I’ve been spending a lot of time with the faculty and students of Daystar’s graduate programs in Communications, which are among its most highly regarded programs. Last week I joined Levi Obonyo for coffee with his MA students and heard about their research projects, and then last night Faith Nguru invited me to be the guest speaker in the seminar she leads for ten students recently admitted to Daystar’s new Ph.D. in Communications. It’s an impressive group of students, especially for a newly created program: highly placed editors and administrators in print and broadcast media, Daystar instructors (in Communications and Community Development), the editor of a Christian magazine, an official of the education ministry responsible for curriculum development and technology use, and a veterinarian now working as a pastor and in media consulting are among them. Faith introduced me—far too generously—as an expert in Christian scholarship and in African philosophy, and then she asked me to describe my own educational journey and some features of American Ph.D. programs. We had a very interesting conversation on the ways in which African culture shapes contemporary life even in a highly urban setting. I kept protesting that, on questions of African culture, I was the least qualified person in the room, but Faith and her students ignored that and kept firing good questions at me, til I began firing them back.

It’s good to get acquainted with some of Daystar’s strongest students, who will surely have a significant impact on Kenyan society in the decades to come. Among my goals while I am here is to encourage Daystar to strengthen its core offerings in the liberal arts and to map out some ways in which this could be done, not just in philosophy but in other areas as well, since that is a real weakness of its programs right now. But interacting with the graduate students in a program like Communications reminds me that, even when the focus is primarily professional, an outstanding program will attract outstanding students.

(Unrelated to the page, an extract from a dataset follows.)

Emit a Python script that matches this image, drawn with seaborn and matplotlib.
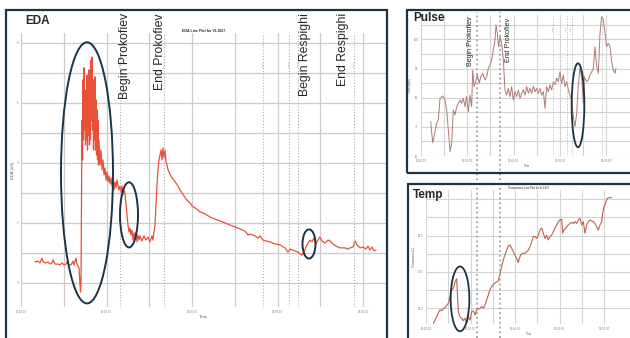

My colleagues in Communication have been on my case for not having seen a bit of Kenyan television yet. We have a TV set, which at first got no signal at all even though it was connected by cable to a rooftop antenna. After Daystar maintenance staff poked around on the roof and made repairs, we were able just barely to discern some very grainy images on three channels, only one of which got audio. Yesterday a young man came over—dispatched by a colleague—to see what he could to do improve the situation, and we ended up splicing into our neighbor’s antenna cable, with his permission. Now we get six channels, some very clear and some less so: a Nation Group news channel, C-NBC (which looks like a CNN wannabe in content and style), “Citizen TV” with lots of community involvement and public affairs, al-Jazeera news, “Family Channel” with all the worst of American Christian TV, and an MTV-like youth entertainment channel.

So now we have TV available. Whether we will make time in our day to watch it (which we never do at home) remains to be seen.

What we do not have, alas, is reliable water. The mains water supply was just a trickle for more than a week, but then last weekend it seemed to have come back, with enough pressure to keep our attic tank full. Then over the past few days it got worse again: not only was the supply just a slow trickle, but the water that came through the pipes had so much sediment that when you collected a few inches in a pitcher it was burnt umber and nearly opaque.

Fortunately we have a big jug full of water we set aside for such occasions, but it’s now mostly gone. For a while today the water was clearer, but now it’s muddy again, and the pressure has hardly been above zero. The newspaper today mentions a strike by workers at Nairobi’s water utility, and perhaps that’s what’s behind our problems.

This doesn’t seem unusual to our Kenyan friends, however. The prevailing attitude seems to be: be thankful for electricity and water when you have it, and don’t get upset when you don’t.